Viewers rediscovered Park in his 2005 film "Blood Rain" for his ability to express warmth and coolness at the same time. But perhaps we will have to get used to seeing him as a whole range of different characters, from a wild-eyed college lecturer totally immersed in a love he has found only late in life in "My Scary Girl" to a pizza restaurant owner who has a crush on a piano teacher in "For Horowitz" ("My Piano"). And then there is the investigator who probes the disappearance of girls the old-fashioned way. He has diversified over the last two years, a rare trait when so many actors and actresses are very good at playing only one particular character.

He says he was shy and poor at speaking his mind as a child. Instead, he nurtured his imagination. He believed that acting was the only way for him to express it because it did not require him to show his "naked face". He admits he was rarely able to act as he wanted to at first, but a decade's experience enabled him to have moments when he can freely control his acting.
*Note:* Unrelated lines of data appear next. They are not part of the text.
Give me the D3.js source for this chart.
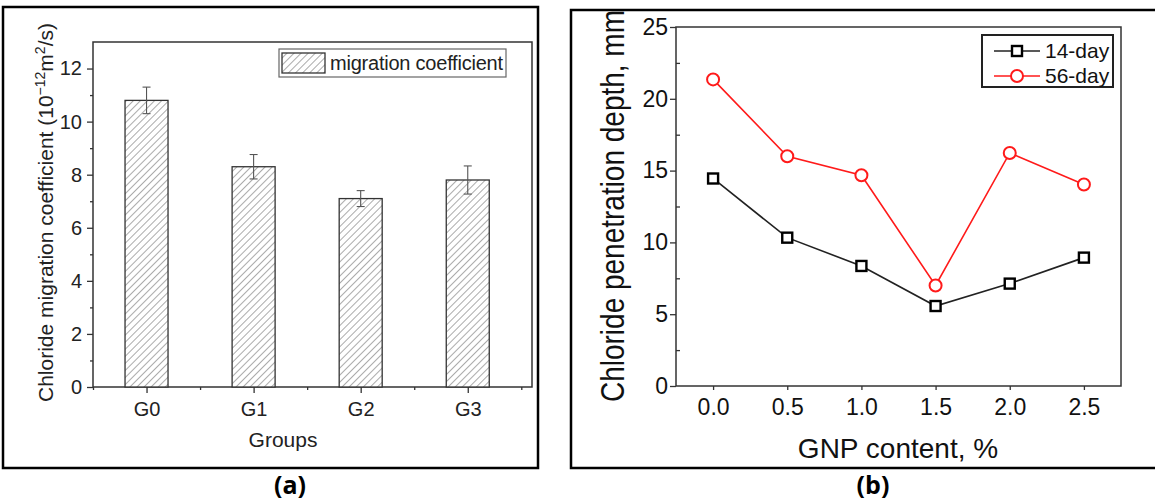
<!DOCTYPE html>
<html>
<head>
<meta charset="utf-8">
<script src="https://cdn.jsdelivr.net/npm/d3@7"></script>
<style>
  body { margin: 0; background: #fff; }
  svg { display: block; }
  text { font-family: "Liberation Sans", Arial, sans-serif; }
</style>
</head>
<body>
<svg id="chart"></svg>
<script>
// panel (a) data
const groups = ["G0", "G1", "G2", "G3"];
const migrationCoef = [10.8, 8.3, 7.1, 7.8];
const migrationErr = [0.5, 0.46, 0.3, 0.53];
const coefTicks = [0, 2, 4, 6, 8, 10, 12];

// panel (b) data
const gnpContent = [0.0, 0.5, 1.0, 1.5, 2.0, 2.5];
const depth14 = [14.45, 10.33, 8.36, 5.57, 7.13, 8.94];
const depth56 = [21.35, 16.0, 14.68, 7.0, 16.23, 14.03];
const depthTicks = [0, 5, 10, 15, 20, 25];
const seriesNames = ["14-day", "56-day"];

const WIDTH = 1155;
const HEIGHT = 501;

const svg = d3.select('#chart').attr('width', WIDTH).attr('height', HEIGHT);

const defs = svg.append('defs');
const hatch = defs.append('pattern')
    .attr('id', 'hatch')
    .attr('patternUnits', 'userSpaceOnUse')
    .attr('width', 5).attr('height', 5)
    .attr('patternTransform', 'rotate(45)');
hatch.append('rect').attr('width', 5).attr('height', 5).attr('fill', '#fff');
hatch.append('line')
    .attr('x1', 0).attr('y1', 0).attr('x2', 0).attr('y2', 5)
    .attr('stroke', '#666').attr('stroke-width', 1.1);

// ---------- panel (a) ----------
const A_LEFT = 93, A_RIGHT = 532, A_TOP = 42, A_BOTTOM = 387;

svg.append('rect')
    .attr('x', 3).attr('y', 7).attr('width', 535).attr('height', 461)
    .attr('fill', 'none').attr('stroke', '#000').attr('stroke-width', 2.5);

const xA = d3.scaleLinear().domain([-0.5, 3.6]).range([A_LEFT, A_RIGHT]);
const yA = d3.scaleLinear().domain([0, 13]).range([A_BOTTOM, A_TOP]);

const gA = svg.append('g');

// frame of plot
gA.append('rect')
    .attr('x', A_LEFT).attr('y', A_TOP)
    .attr('width', A_RIGHT - A_LEFT).attr('height', A_BOTTOM - A_TOP)
    .attr('fill', 'none').attr('stroke', '#333').attr('stroke-width', 1.5);

const barW = 43;
gA.selectAll('.bar')
    .data(migrationCoef)
    .join('rect')
    .attr('class', 'bar')
    .attr('x', (d, i) => xA(i) - barW / 2)
    .attr('y', d => yA(d))
    .attr('width', barW)
    .attr('height', d => yA(0) - yA(d))
    .attr('fill', 'url(#hatch)')
    .attr('stroke', '#333')
    .attr('stroke-width', 1.3);

// error bars
const errs = gA.selectAll('.err')
    .data(migrationCoef.map((v, i) => ({ v, e: migrationErr[i], i })))
    .join('g').attr('class', 'err')
    .attr('stroke', '#555').attr('stroke-width', 1.1);
errs.append('line')
    .attr('x1', d => xA(d.i)).attr('x2', d => xA(d.i))
    .attr('y1', d => yA(d.v - d.e)).attr('y2', d => yA(d.v + d.e));
errs.append('line')
    .attr('x1', d => xA(d.i) - 4).attr('x2', d => xA(d.i) + 4)
    .attr('y1', d => yA(d.v + d.e)).attr('y2', d => yA(d.v + d.e));
errs.append('line')
    .attr('x1', d => xA(d.i) - 4).attr('x2', d => xA(d.i) + 4)
    .attr('y1', d => yA(d.v - d.e)).attr('y2', d => yA(d.v - d.e));

// y axis (a)
gA.append('g')
    .attr('transform', `translate(${A_LEFT},0)`)
    .call(d3.axisLeft(yA).tickValues(coefTicks).tickSize(6).tickPadding(5).tickSizeOuter(0));
gA.append('g')
    .attr('transform', `translate(${A_LEFT},0)`)
    .call(d3.axisLeft(yA).tickValues([1, 3, 5, 7, 9, 11]).tickSize(3).tickFormat('').tickSizeOuter(0));

// x axis (a)
gA.append('g')
    .attr('transform', `translate(0,${A_BOTTOM})`)
    .call(d3.axisBottom(xA).tickValues([0, 1, 2, 3]).tickFormat(i => groups[i]).tickSize(6).tickPadding(9).tickSizeOuter(0));
gA.append('g')
    .attr('transform', `translate(0,${A_BOTTOM})`)
    .call(d3.axisBottom(xA).tickValues([-0.5, 0.5, 1.5, 2.5, 3.5]).tickSize(3).tickFormat('').tickSizeOuter(0));

gA.selectAll('.domain').remove();
gA.selectAll('.tick line').attr('stroke', '#333').attr('stroke-width', 1.3);
gA.selectAll('.tick text').attr('font-size', 20).attr('fill', '#222')
    .style('font-family', '"Liberation Sans", Arial, sans-serif');

gA.append('text')
    .attr('x', 283).attr('y', 447)
    .attr('text-anchor', 'middle').attr('font-size', 21).attr('fill', '#222')
    .text('Groups');

const yLabA = gA.append('text')
    .attr('transform', `translate(53,${(A_TOP + A_BOTTOM) / 2 - 2}) rotate(-90)`)
    .attr('text-anchor', 'middle').attr('font-size', 21).attr('fill', '#222');
yLabA.append('tspan').text('Chloride migration coefficient (10');
yLabA.append('tspan').attr('dy', -8).attr('font-size', 14).text('\u221212');
yLabA.append('tspan').attr('dy', 8).text('m');
yLabA.append('tspan').attr('dy', -8).attr('font-size', 14).text('2');
yLabA.append('tspan').attr('dy', 8).text('/s)');

// legend (a)
const legA = gA.append('g');
legA.append('rect')
    .attr('x', 279).attr('y', 49).attr('width', 227).attr('height', 28)
    .attr('fill', '#fff').attr('stroke', '#666').attr('stroke-width', 1.2);
legA.append('rect')
    .attr('x', 282).attr('y', 53).attr('width', 43).attr('height', 20)
    .attr('fill', 'url(#hatch)').attr('stroke', '#333').attr('stroke-width', 1.3);
legA.append('text')
    .attr('x', 330).attr('y', 70).attr('font-size', 20).attr('fill', '#222')
    .attr('textLength', 173)
    .text('migration coefficient');

svg.append('text')
    .attr('x', 290).attr('y', 494)
    .attr('text-anchor', 'middle').attr('font-size', 25).attr('font-weight', 'bold')
    .style('font-family', '"Open Sans", sans-serif')
    .text('(a)');

// ---------- panel (b) ----------
const B_LEFT = 676, B_RIGHT = 1121, B_TOP = 27, B_BOTTOM = 386;

svg.append('path')
    .attr('d', `M1160,10 H571 V468 H1160`)
    .attr('fill', 'none').attr('stroke', '#000').attr('stroke-width', 2.5);

const xB = d3.scaleLinear().domain([-0.25, 2.75]).range([B_LEFT, B_RIGHT]);
const yB = d3.scaleLinear().domain([0, 25]).range([B_BOTTOM, B_TOP]);

const gB = svg.append('g');

gB.append('rect')
    .attr('x', B_LEFT).attr('y', B_TOP)
    .attr('width', B_RIGHT - B_LEFT).attr('height', B_BOTTOM - B_TOP)
    .attr('fill', 'none').attr('stroke', '#333').attr('stroke-width', 1.5);

gB.append('g')
    .attr('transform', `translate(${B_LEFT},0)`)
    .call(d3.axisLeft(yB).tickValues(depthTicks).tickSize(6).tickPadding(2).tickSizeOuter(0));
gB.append('g')
    .attr('transform', `translate(${B_LEFT},0)`)
    .call(d3.axisLeft(yB).tickValues([2.5, 7.5, 12.5, 17.5, 22.5]).tickSizeInner(-4).tickFormat('').tickSizeOuter(0));
gB.append('g')
    .attr('transform', `translate(0,${B_BOTTOM})`)
    .call(d3.axisBottom(xB).tickValues(gnpContent).tickFormat(d3.format('.1f')).tickSize(4).tickPadding(9).tickSizeOuter(0));

gB.selectAll('.domain').remove();
gB.selectAll('.tick line').attr('stroke', '#333').attr('stroke-width', 1.3);
gB.selectAll('.tick text').attr('font-size', 23).attr('fill', '#111')
    .style('font-family', '"Liberation Sans", Arial, sans-serif');

gB.append('text')
    .attr('x', 898).attr('y', 458)
    .attr('text-anchor', 'middle').attr('font-size', 28).attr('fill', '#111')
    .text('GNP content, %');

defs.append('clipPath').attr('id', 'clipB')
    .append('rect').attr('x', 572).attr('y', 11).attr('width', 583).attr('height', 456);
gB.append('g')
    .attr('clip-path', 'url(#clipB)')
    .append('text')
    .attr('transform', `translate(624,402) scale(1.2,1) rotate(-90)`)
    .attr('text-anchor', 'start').attr('font-size', 28).attr('fill', '#111')
    .text('Chloride penetration depth, mm');

const lineB = d3.line().x((d, i) => xB(gnpContent[i])).y(d => yB(d));

gB.append('path').datum(depth14)
    .attr('d', lineB).attr('fill', 'none').attr('stroke', '#222').attr('stroke-width', 1.6);
gB.append('path').datum(depth56)
    .attr('d', lineB).attr('fill', 'none').attr('stroke', '#ff1a1a').attr('stroke-width', 1.6);

gB.selectAll('.sq')
    .data(depth14)
    .join('rect').attr('class', 'sq')
    .attr('x', (d, i) => xB(gnpContent[i]) - 5)
    .attr('y', d => yB(d) - 5)
    .attr('width', 10).attr('height', 10)
    .attr('fill', '#fff').attr('stroke', '#000').attr('stroke-width', 2.4);
gB.selectAll('.ci')
    .data(depth56)
    .join('circle').attr('class', 'ci')
    .attr('cx', (d, i) => xB(gnpContent[i]))
    .attr('cy', d => yB(d))
    .attr('r', 6)
    .attr('fill', '#fff').attr('stroke', '#ff1a1a').attr('stroke-width', 2);

// legend (b)
const legB = gB.append('g');
legB.append('rect')
    .attr('x', 982).attr('y', 35).attr('width', 131).attr('height', 52)
    .attr('fill', '#fff').attr('stroke', '#222').attr('stroke-width', 2);
const legRows = legB.selectAll('.row')
    .data(seriesNames)
    .join('g').attr('class', 'row')
    .attr('transform', (d, i) => `translate(0,${51 + i * 25})`);
legRows.append('line')
    .attr('x1', 994).attr('x2', 1040).attr('y1', 0).attr('y2', 0)
    .attr('stroke', (d, i) => i === 0 ? '#222' : '#ff1a1a').attr('stroke-width', 1.6);
legRows.filter((d, i) => i === 0).append('rect')
    .attr('x', 1012).attr('y', -5).attr('width', 10).attr('height', 10)
    .attr('fill', '#fff').attr('stroke', '#000').attr('stroke-width', 2.4);
legRows.filter((d, i) => i === 1).append('circle')
    .attr('cx', 1017).attr('cy', 0).attr('r', 6)
    .attr('fill', '#fff').attr('stroke', '#ff1a1a').attr('stroke-width', 2);
legRows.append('text')
    .attr('x', 1045).attr('y', 7).attr('font-size', 21).attr('fill', '#111')
    .text(d => d);

svg.append('text')
    .attr('x', 873).attr('y', 494)
    .attr('text-anchor', 'middle').attr('font-size', 25).attr('font-weight', 'bold')
    .style('font-family', '"Open Sans", sans-serif')
    .text('(b)');
</script>
</body>
</html>
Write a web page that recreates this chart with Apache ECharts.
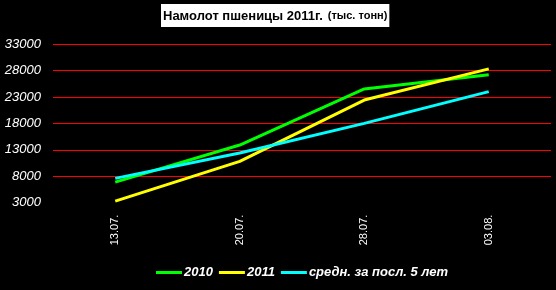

The road has been bumpy for him: he failed twice in the college entrance exam before he was admitted to Chung-Ang University's drama and cinema department. He failed twice to become a TV actor for MBC in 1995 and spent a decade before gaining fame as a movie star. His close friends often joke that his acting seems to reveal the grudge he has had over the years, and he smiles a bitter smile when producers who used to refuse him ask him to appear on their programs. He says he will always remember something "Blood Rain" director Kim Dae-seung told him. When everyone praised his acting in the film, the director advised him, "You may believe your face has no spots at all when you look in the bathroom mirror, but there are lots. You may start to find them and many others down the road. Don't forget it". "I want to play a variety of roles and act for long, keeping what he said in mind", Park says.